Upload speeds have seen even more dramatic improvements, with test results now climbing as high as 64Mbps. While the majority of results fell within the 10Mbps-to-40Mbps range, our results show speeds consistently reaching above 30Mbps for the first time ever, far exceeding our expectations for high-speed uploads.

In terms of responsiveness, latency has achieved a new record low. Compared with last year, when most pings clustered between 20ms and 30ms, our 2025 data shows a definitive move to the 10ms-to-20ms range. This translates to near-instant responsiveness for real-time applications, from gaming to virtual meetings.

When breaking out the latency results by server—we test using both Cloudflare (1.1.1.1) and Google (8.8.8.8)—we saw a welcome change. For the first time, both providers showed similar, excellent sub-30ms latency.

In the past, the Google 8.8.8.8 server often showed slower responsiveness than Cloudflare’s, suggesting a potential bottleneck. However, the most recent testing has eliminated this discrepancy, with both Cloudflare and Google now reporting similar, consistently low sub-30ms latency.

Finally, when comparing raw averages across our annual Starlink tests, we saw that the latest Starlink V4 tests were consistently better than years past and even better than our 2024 tests.

Download speeds climbed steadily, getting a 17.7% boost from 2024, and nearly doubling the speeds I saw when we started testing Starlink in 2022.

Upload speeds have also improved by a similar margin, getting a 17.9% bump, and a full 175% improvement over the speeds I saw when I started testing Starlink.
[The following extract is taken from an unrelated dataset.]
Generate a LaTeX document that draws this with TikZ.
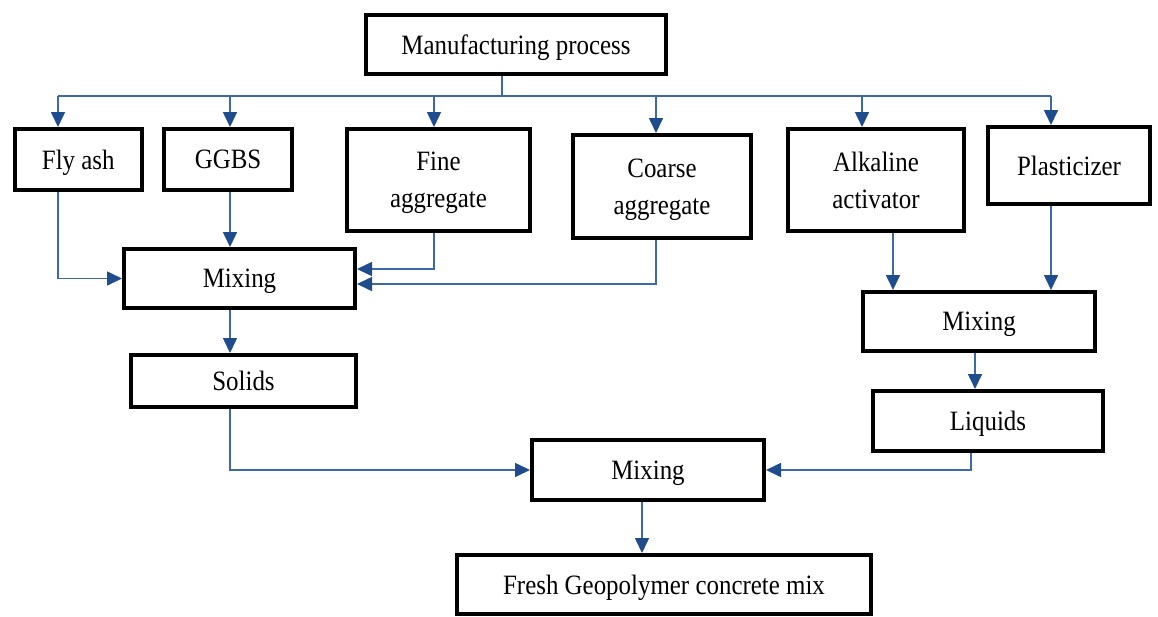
\documentclass[tikz,border=0pt]{standalone}
\usepackage{fontspec}
\newfontfamily\boxfont{Liberation Serif}[FakeStretch=0.89]
\usetikzlibrary{arrows.meta}
\definecolor{lineblue}{RGB}{62,104,172}
\definecolor{headblue}{RGB}{31,76,140}
\tikzset{
  box/.style={draw=black, line width=4pt, inner sep=0pt, align=center,
    text depth=0pt, font=\boxfont\fontsize{28}{37}\selectfont},
  conn/.style={draw=lineblue, line width=1.6pt},
  arr/.style={conn, -{Triangle[length=15pt,width=14pt,color=headblue]}}
}
\begin{document}
\begin{tikzpicture}[x=1pt,y=-1pt]
\useasboundingbox (0,0) rectangle (1158,616);
% boxes
\node[box, minimum width=300, minimum height=59] (mp) at (516,44.5) {Manufacturing process};
\node[box, minimum width=126.5, minimum height=61] (fly) at (78.25,159.5) {Fly ash};
\node[box, minimum width=128, minimum height=61] (gg) at (228,159.5) {GGBS};
\node[box, minimum width=183, minimum height=102] (fine) at (438.5,180) {Fine\\aggregate};
\node[box, minimum width=178, minimum height=103] (coarse) at (662,186.5) {Coarse\\aggregate};
\node[box, minimum width=176, minimum height=102] (alk) at (876,180) {Alkaline\\activator};
\node[box, minimum width=162, minimum height=77] (plas) at (1069,165.5) {Plasticizer};
\node[box, minimum width=231, minimum height=59] (mixL) at (239.5,278.5) {Mixing};
\node[box, minimum width=225, minimum height=52] (sol) at (243.5,381) {Solids};
\node[box, minimum width=232, minimum height=59] (mixR) at (979,321.5) {Mixing};
\node[box, minimum width=230, minimum height=60] (liq) at (988,421) {Liquids};
\node[box, minimum width=232, minimum height=60] (mixB) at (648,470) {Mixing};
\node[box, minimum width=414, minimum height=59] (fresh) at (664,584.5) {Fresh Geopolymer concrete mix};
% bus from manufacturing process
\coordinate (stem) at (502,96);
\coordinate (bfly) at (58,96);
\coordinate (bgg) at (230,96);
\coordinate (bfine) at (434,96);
\coordinate (bcoarse) at (656,96);
\coordinate (balk) at (862,96);
\coordinate (bplas) at (1051,96);
\draw[conn] (stem |- mp.south) -- (stem);
\draw[conn] (bfly) -- (bplas);
\draw[arr] (bfly) -- (bfly |- fly.north);
\draw[arr] (bgg) -- (bgg |- gg.north);
\draw[arr] (bfine) -- (bfine |- fine.north);
\draw[arr] (bcoarse) -- (bcoarse |- coarse.north);
\draw[arr] (balk) -- (balk |- alk.north);
\draw[arr] (bplas) -- (bplas |- plas.north);
% to left mixing
\draw[arr] (bfly |- fly.south) |- (mixL.west);
\draw[arr] (bgg |- gg.south) -- (bgg |- mixL.north);
\draw[arr] (bfine |- fine.south) |- ([yshift=9.5pt]mixL.east);
\draw[arr] (bcoarse |- coarse.south) |- ([yshift=-5.5pt]mixL.east);
% to right mixing
\coordinate (xalk) at (893,0);
\draw[arr] (xalk |- alk.south) -- (xalk |- mixR.north);
\draw[arr] (bplas |- plas.south) -- (bplas |- mixR.north);
% to solids / liquids
\draw[arr] (bgg |- mixL.south) -- (bgg |- sol.north);
\coordinate (xliq) at (975,0);
\draw[arr] (xliq |- mixR.south) -- (xliq |- liq.north);
% to bottom mixing
\draw[arr] (bgg |- sol.south) |- (mixB.west);
\coordinate (xliqo) at (971,0);
\draw[arr] (xliqo |- liq.south) |- (mixB.east);
\coordinate (xmix) at (642,0);
\draw[arr] (xmix |- mixB.south) -- (xmix |- fresh.north);
\end{tikzpicture}
\end{document}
And latency is the best it’s ever been, dropping 6.63ms since just last year. That’s a massive improvement since 2022, when we measured the latency at 60ms and called it “more than quick enough for work and play.”

Given that Starlink requires blasting your internet activity to space and back, the latency has always been impressively low, but this is dramatically better than what we’ve seen before. It appears that SpaceX’s investment in improving every link in the Starlink chain, from ground stations to the satellites in space, continues to pay off.